[start of DATA EXCERPT]

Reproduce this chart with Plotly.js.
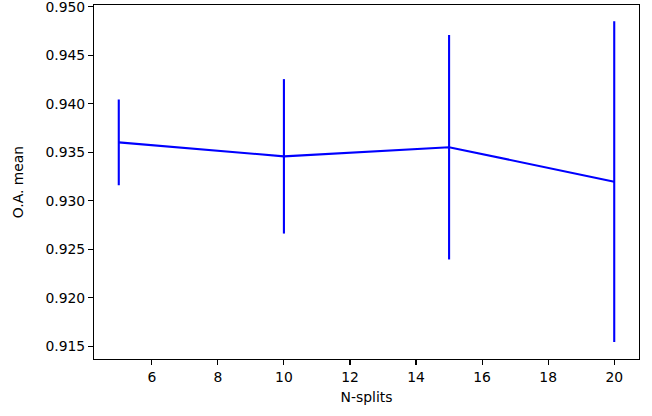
<!DOCTYPE html>
<html>
<head>
<meta charset="utf-8">
<script src="https://cdn.plot.ly/plotly-3.0.1.min.js"></script>
<style>
html,body{margin:0;padding:0;background:#fff;}
#chart{width:652px;height:416px;}
</style>
</head>
<body>
<div id="chart"></div>
<script>
const nSplits = [5, 10, 15, 20];
const oaMean = [0.93602, 0.93458, 0.93552, 0.93197];
const oaErr = [0.00442, 0.00796, 0.01157, 0.01653];
const xTitle = "N-splits";
const yTitle = "O.A. mean";

const font = {family: "DejaVu Sans, sans-serif", size: 13.9, color: "#000"};

const trace = {
  x: nSplits,
  y: oaMean,
  type: "scatter",
  mode: "lines",
  line: {color: "#0000ff", width: 2.1},
  error_y: {type: "data", array: oaErr, visible: true, color: "#0000ff", thickness: 2.1, width: 0},
  showlegend: false,
  hoverinfo: "skip"
};

const axisCommon = {
  showline: true, mirror: true, linecolor: "#000", linewidth: 1.1,
  ticks: "outside", ticklen: 4.9, tickwidth: 1.1, tickcolor: "#000",
  showgrid: false, zeroline: false, tickfont: font, ticklabeloverflow: "allow"
};

const layout = {
  width: 652, height: 416,
  margin: {l: 94, r: 13, t: 5, b: 57, pad: 0},
  paper_bgcolor: "#fff", plot_bgcolor: "#fff",
  font: font,
  xaxis: Object.assign({}, axisCommon, {
    range: [4.25, 20.75], tick0: 0, dtick: 2,
    title: {text: xTitle, font: font, standoff: 8}
  }),
  yaxis: Object.assign({}, axisCommon, {
    range: [0.91369, 0.95018], tick0: 0.915, dtick: 0.005, tickformat: ".3f",
    title: {text: yTitle, font: font, standoff: 18}
  })
};

Plotly.newPlot("chart", [trace], layout, {staticPlot: true, displayModeBar: false});
</script>
</body>
</html>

[end of DATA EXCERPT]

▶ **TASK DIRECTIONS**
Copy out the data above exactly, except the pictures.

▶ **SOLUTION TO THE PROBLEM**
Reproduce this chart with Plotly.js.
<!DOCTYPE html>
<html>
<head>
<meta charset="utf-8">
<script src="https://cdn.plot.ly/plotly-3.0.1.min.js"></script>
<style>
html,body{margin:0;padding:0;background:#fff;}
#chart{width:652px;height:416px;}
</style>
</head>
<body>
<div id="chart"></div>
<script>
const nSplits = [5, 10, 15, 20];
const oaMean = [0.93602, 0.93458, 0.93552, 0.93197];
const oaErr = [0.00442, 0.00796, 0.01157, 0.01653];
const xTitle = "N-splits";
const yTitle = "O.A. mean";

const font = {family: "DejaVu Sans, sans-serif", size: 13.9, color: "#000"};

const trace = {
  x: nSplits,
  y: oaMean,
  type: "scatter",
  mode: "lines",
  line: {color: "#0000ff", width: 2.1},
  error_y: {type: "data", array: oaErr, visible: true, color: "#0000ff", thickness: 2.1, width: 0},
  showlegend: false,
  hoverinfo: "skip"
};

const axisCommon = {
  showline: true, mirror: true, linecolor: "#000", linewidth: 1.1,
  ticks: "outside", ticklen: 4.9, tickwidth: 1.1, tickcolor: "#000",
  showgrid: false, zeroline: false, tickfont: font, ticklabeloverflow: "allow"
};

const layout = {
  width: 652, height: 416,
  margin: {l: 94, r: 13, t: 5, b: 57, pad: 0},
  paper_bgcolor: "#fff", plot_bgcolor: "#fff",
  font: font,
  xaxis: Object.assign({}, axisCommon, {
    range: [4.25, 20.75], tick0: 0, dtick: 2,
    title: {text: xTitle, font: font, standoff: 8}
  }),
  yaxis: Object.assign({}, axisCommon, {
    range: [0.91369, 0.95018], tick0: 0.915, dtick: 0.005, tickformat: ".3f",
    title: {text: yTitle, font: font, standoff: 18}
  })
};

Plotly.newPlot("chart", [trace], layout, {staticPlot: true, displayModeBar: false});
</script>
</body>
</html>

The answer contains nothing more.